MTV released a statement, saying, “We are shocked and saddened by the terrible news about Shain Gandee, and those involved in this tragic incident. We are waiting for more information but at this time, our main concern is for the Gandee family and their friends. Our thoughts and prayers are with them. Shain had a magnetic personality, with a passion for life that touched everyone he met and we will miss him dearly."

===Post-cancellation===
====Arrest of Joseph Patrick Mulcahy====
On August 6, 2013, cast member Joseph "Joey" Patrick Mulcahy was arrested for driving under the influence, reckless driving, and failure to report an accident.
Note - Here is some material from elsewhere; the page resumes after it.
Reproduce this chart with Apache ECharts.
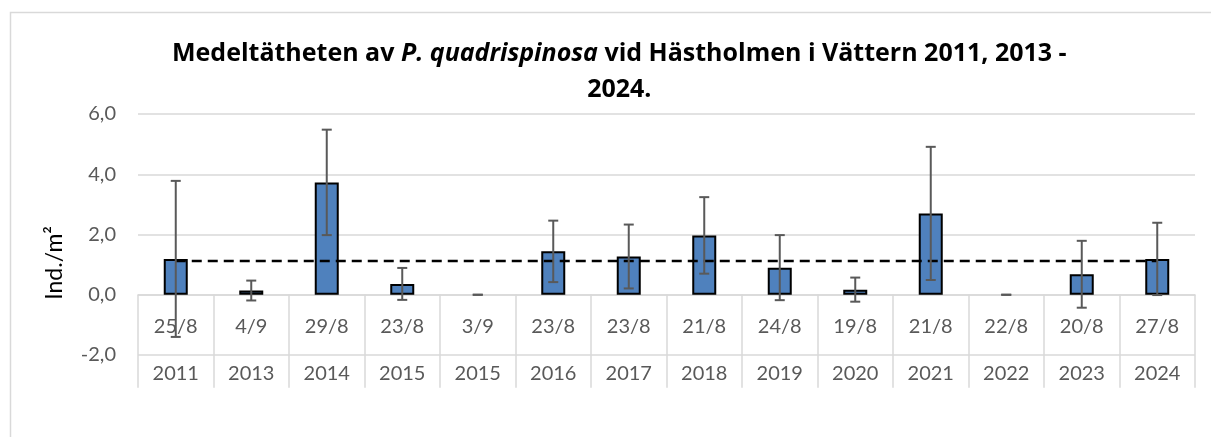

====Arrest of Anna Davis====
On November 16, 2013, cast member Anna Davis was also arrested for aggravated DUI.

====Sentencing of Salwa Amin====
On November 19, 2013, Amin pleaded guilty to possession of a controlled substance with the intent to deliver. As part of her plea deal, Amin has agreed to testify against Booker and Jones. She was sentenced on January 16, 2014 to one to five years in prison.